Have you ever played the game where you look at a colossal jackpot for some lottery, and think about all the things you would do with that money if you won it? I’m not talking about $50,000, or $100,000, or even $1 million; I’m thinking of the prizes that are into the tens of millions, more money than most people will ever see in their lifetime.

I’ll tell you what I would do; I’d buy a map.

Not just any map, mind you. If I wanted a plain old paper map, I could buy one with the money I won on scratch tickets at Christmas, which is a princely $14. No; the map I have in mind is the Challenger Relief Map, currently sitting in an aircraft hangar at Vancouver International Airport, where it has been gathering dust since it was dismantled and taken out of the custom-built structure that housed it at Hastings Park, the home of the PNE in Vancouver.

I have always loved maps, for reasons that even today I cannot fully articulate. I think it’s something to do with the sheer possibilities inherent in a map, which show not just where you are but all the places you could theoretically go to, if you had sufficient time and money. I recently had occasion to look at something on Google Maps, and then spent a very pleasant half-hour or so “travelling” through B.C., following roads and rivers just to see where they went, tracing out various routes — some familiar to me in real life, others not — and the names of the places and things by which they passed.

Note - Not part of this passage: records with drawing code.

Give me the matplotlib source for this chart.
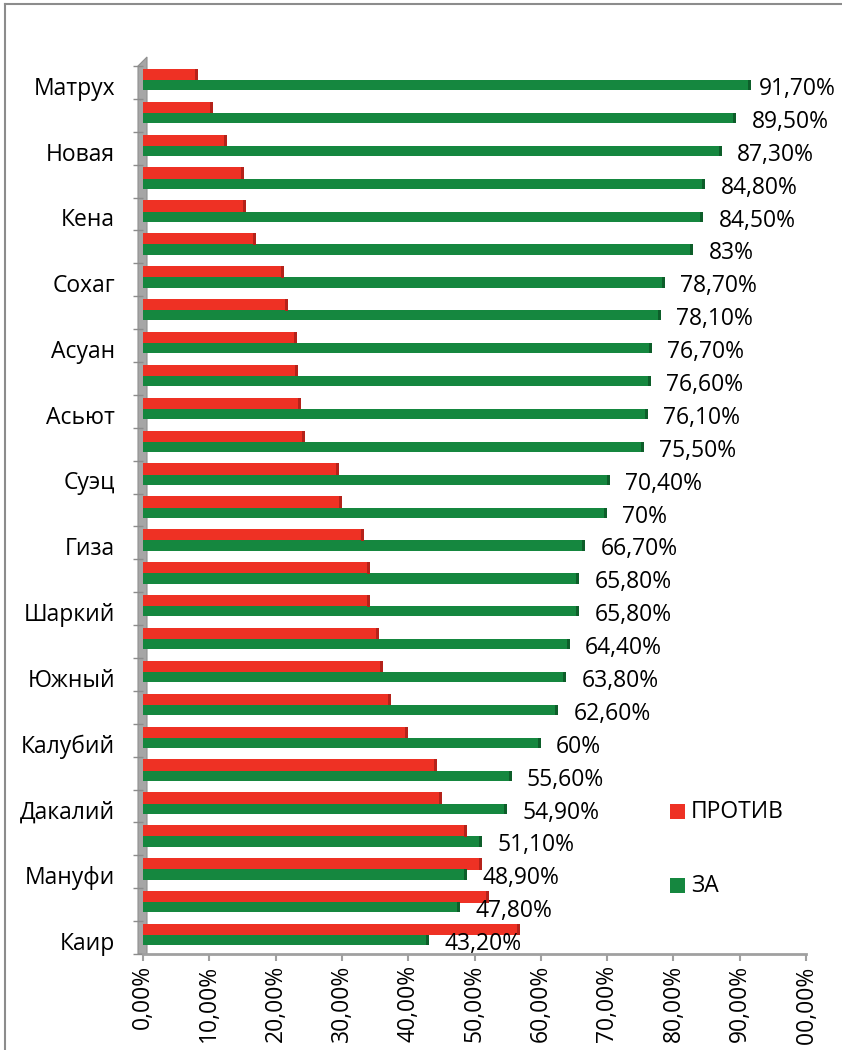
import matplotlib
matplotlib.use("Agg")
import matplotlib.pyplot as plt
from matplotlib.patches import Polygon, Rectangle
from matplotlib.lines import Line2D

# ---- data ----
categories = ["Матрух", "", "Новая", "", "Кена", "", "Сохаг", "", "Асуан", "",
              "Асьют", "", "Суэц", "", "Гиза", "", "Шаркий", "", "Южный", "",
              "Калубий", "", "Дакалий", "", "Мануфи", "", "Каир"]
za_values = [91.7, 89.5, 87.3, 84.8, 84.5, 83.0, 78.7, 78.1, 76.7, 76.6,
             76.1, 75.5, 70.4, 70.0, 66.7, 65.8, 65.8, 64.4, 63.8, 62.6,
             60.0, 55.6, 54.9, 51.1, 48.9, 47.8, 43.2]
za_labels = ["91,70%", "89,50%", "87,30%", "84,80%", "84,50%", "83%", "78,70%",
             "78,10%", "76,70%", "76,60%", "76,10%", "75,50%", "70,40%", "70%",
             "66,70%", "65,80%", "65,80%", "64,40%", "63,80%", "62,60%", "60%",
             "55,60%", "54,90%", "51,10%", "48,90%", "47,80%", "43,20%"]
protiv_values = [8.3, 10.5, 12.7, 15.2, 15.5, 17.0, 21.3, 21.9, 23.3, 23.4,
                 23.9, 24.5, 29.6, 30.0, 33.3, 34.2, 34.2, 35.6, 36.2, 37.4,
                 40.0, 44.4, 45.1, 48.9, 51.1, 52.2, 56.8]
x_ticks = [0, 10, 20, 30, 40, 50, 60, 70, 80, 90, 100]
x_tick_labels = ["0,00%", "10,00%", "20,00%", "30,00%", "40,00%", "50,00%",
                 "60,00%", "70,00%", "80,00%", "90,00%", "100,00%"]
series_names = ["ПРОТИВ", "ЗА"]

# ---- style ----
FONT = "Open Sans"
FS = 16.5
RED = "#ee3124"
RED_D = "#b5221a"
GREEN = "#15873f"
GREEN_D = "#0d5e2a"
W, H = 842, 1050

fig = plt.figure(figsize=(W / 100, H / 100), dpi=100)


def fx(px):
    return px / W


def fy(py):
    return 1 - py / H


ax = fig.add_axes([fx(143), fy(954), fx(806) - fx(143), fy(66) - fy(954)])
ax.patch.set_visible(False)

# frame around the chart
fig.add_artist(Line2D([fx(5), fx(842)], [fy(4), fy(4)], color="#8c8c8c", lw=1.5))
fig.add_artist(Line2D([fx(5), fx(5)], [fy(4), fy(1050)], color="#8c8c8c", lw=1.5))

# 3D wall on the left
wall = Polygon([(fx(138), fy(954)), (fx(138), fy(66)), (fx(147), fy(57)),
                (fx(147), fy(954))], closed=True, facecolor="#a6a6a6",
               edgecolor="#8f8f8f", lw=0.8, zorder=-1)
fig.add_artist(wall)

n = len(categories)
pos = list(range(n))
red_y = [p - 0.24 for p in pos]
green_y = [p + 0.08 for p in pos]
HR, HG = 0.35, 0.31

ax.barh(red_y, protiv_values, height=HR, color=RED, zorder=3)
ax.barh(green_y, za_values, height=HG, color=GREEN, zorder=3)
# darker end caps for the 3D look
cap = 0.45
ax.barh(red_y, [cap] * n, left=[v - cap for v in protiv_values], height=HR,
        color=RED_D, zorder=4)
ax.barh(green_y, [cap] * n, left=[v - cap for v in za_values], height=HG,
        color=GREEN_D, zorder=4)

ax.set_xlim(0, 100)
ax.set_ylim(n - 0.5, -0.5)

# y labels
ax.set_yticks([p + 0.1 for p in pos])
ax.set_yticklabels(categories, fontsize=FS, family=FONT)
ax.tick_params(axis="y", which="major", length=0, pad=20)
ax.set_yticks([p + 0.5 for p in pos[:-1]] + [-0.5, n - 0.5], minor=True)
ax.tick_params(axis="y", which="minor", length=7.5, color="#8c8c8c", width=1,
               direction="out")

# x axis
ax.set_xticks(x_ticks)
ax.set_xticklabels(x_tick_labels, rotation=90, fontsize=FS, family=FONT,
                   va="top")
ax.tick_params(axis="x", length=5, color="#a0a0a0", width=1.5, pad=3)
for s in ["top", "right", "left"]:
    ax.spines[s].set_visible(False)
ax.spines["bottom"].set_color("#a0a0a0")
ax.spines["bottom"].set_linewidth(2)

# data labels
fig.canvas.draw()
renderer = fig.canvas.get_renderer()
for p, v, lab in zip(pos, za_values, za_labels):
    t = ax.annotate(lab, xy=(v, p + 0.2), xytext=(11, 0),
                    textcoords="offset points", ha="left", va="center",
                    fontsize=FS, family=FONT, color="black", zorder=6,
                    annotation_clip=False)
    bb = t.get_window_extent(renderer)
    if bb.x1 > W - 6:
        t.set_position((11 - (bb.x1 - (W - 6)) * 0.72, 0))

# legend (manual placement)
leg_items = [(series_names[0], RED, 812), (series_names[1], GREEN, 886)]
for name, col, yc in leg_items:
    fig.add_artist(Rectangle((fx(670), fy(yc + 7)), fx(15), fy(yc - 8) - fy(yc + 7),
                             facecolor=col, edgecolor="none"))
    fig.text(fx(691), fy(yc), name, fontsize=FS, family=FONT, va="center",
             ha="left")

fig.savefig("out.png", dpi=100)
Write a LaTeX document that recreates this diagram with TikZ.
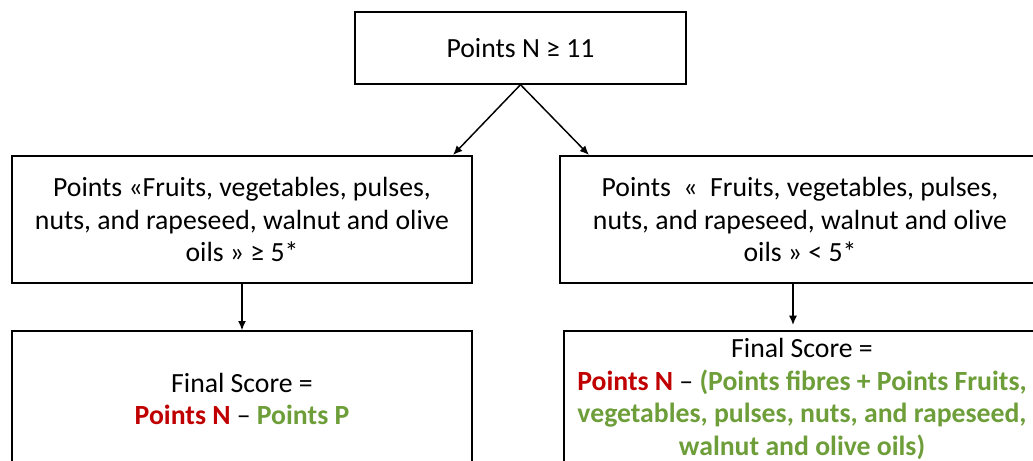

(As an aside about names, is there a more beautiful, more euphonious name than “Similkameen”? Say it aloud, and you hear what velvet or silk sound like. Try it and see.)

I have felt this way about maps for as long as I can remember, which explains why, when I discovered the Challenger Relief Map at the PNE as a child, I immediately fell head-over-heels in love with it. For those who never saw the map, it is a 6,000-square-foot relief map of B.C. measuring 80 by 76 feet, painstakingly crafted by George Challenger and his family between 1947 and 1954 from one million pieces of jig-sawed, layered, and hand-painted pieces of 1/4” Douglas Fir plywood. It shows every town and city in the province, along with its mountains, lakes, rivers, and valleys, and between 1954 and 1997 it lived in a building designed specifically for it at Hastings Park.

The map could be viewed from different levels of the building, and a gantry took passengers over the entire map from one side to the other while a guide gave a “tour”. As a child I would always find my home of Richmond, and trace the routes familiar to me — to Okanagan Falls, where my maternal grandparents lived, and to Ashcroft, where we stayed at a friend’s cabin on Cornwall — then marvel at the vastness and mystery of the province, with its huge lakes that were unknown to me, towns and cities that I had never heard of, highways that were tiny threads weaving through broad valleys and snow-capped mountains.

(As another aside, I note that George Challenger shares a name with Professor George Edward Challenger, the great fictional explorer and scientist created by Sir Arthur Conan Doyle, and who first appeared in the classic novel The Lost World. I am sure that the larger-than-life Prof. Challenger would heartily approve of his namesake’s creation.)

A movement is now afoot to refurbish and update the map, and put the entirety of it on display once more. I certainly hope this endeavour is successful, but it will take a good deal of money to make it happen, which is where my theoretical lottery jackpot win would come into play. I know that $14 isn’t going to be much help, but I still have two tickets left from Christmas, and it’s good to dream. Wish me luck.